Just hours after being sworn in as the 16th director of NIH on Aug. 17, Francis S. Collins sat down with a group of reporters to discuss his vision for the future of the nation’s top biomedical research agency.

High on Collins’ list of priorities is ensuring stable and sustainable funding for biomedical research when the $10.4 billion given to NIH under the American Recovery & Reinvestment Act (ARRA) runs out in 2011. NIH’s annual budget of about $30 billion will have to significantly increase to prevent grant “success rates from plummeting to historical lows” when the stimulus expires, Collins noted.

The challenge for Collins is to ensure that “NIH receives predictable, sustainable, and reasonable support that will enable our nation’s scientists to maintain the momentum generated by the ARRA funding,” says Mark O. Lively, president of the Federation of American Societies for Experimental Biology.

In the area of basic science, Collins pointed to opportunities from high-throughput technologies in fields like chemistry, nanotechnology, genomics, imaging, computational biology, and environmental science.
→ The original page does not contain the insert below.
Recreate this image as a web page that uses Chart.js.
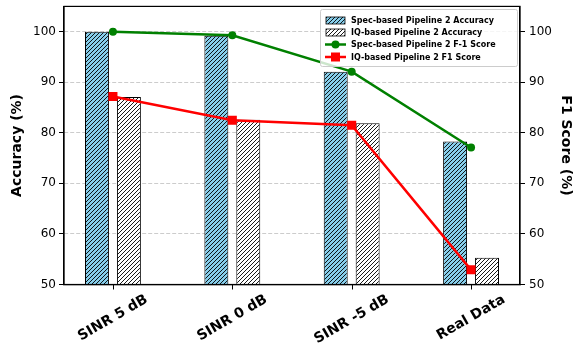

He remarked about “their ability to collect data sets that are really quite comprehensive about how life works.”

Collins emphasized the need for more public-private collaboration in translational research to speed up the development of medical diagnostics, preventive strategies, and new drugs. He also stressed the importance of collaboration with other federal agencies, such as FDA and the Centers for Disease Control & Prevention, as well as the need to work globally to help developing countries manage disease.

In terms of U.S. health care reform, Collins pledged to provide decisionmakers with the evidence they need to produce better health care and to try to rein in “that scary curve of increasing health care costs.” He noted that NIH embraces comparative effectiveness research, or the assessment of the benefits of one therapy over another for treating the same medical condition. He also said he recognized the need to move personalized medicine forward.

Prior to meeting with reporters, Collins received a warm welcome to NIH at a town hall meeting for NIH employees. In general, biomedical research and public health groups strongly support Collins and are pleased that the agency now has a permanent director in place.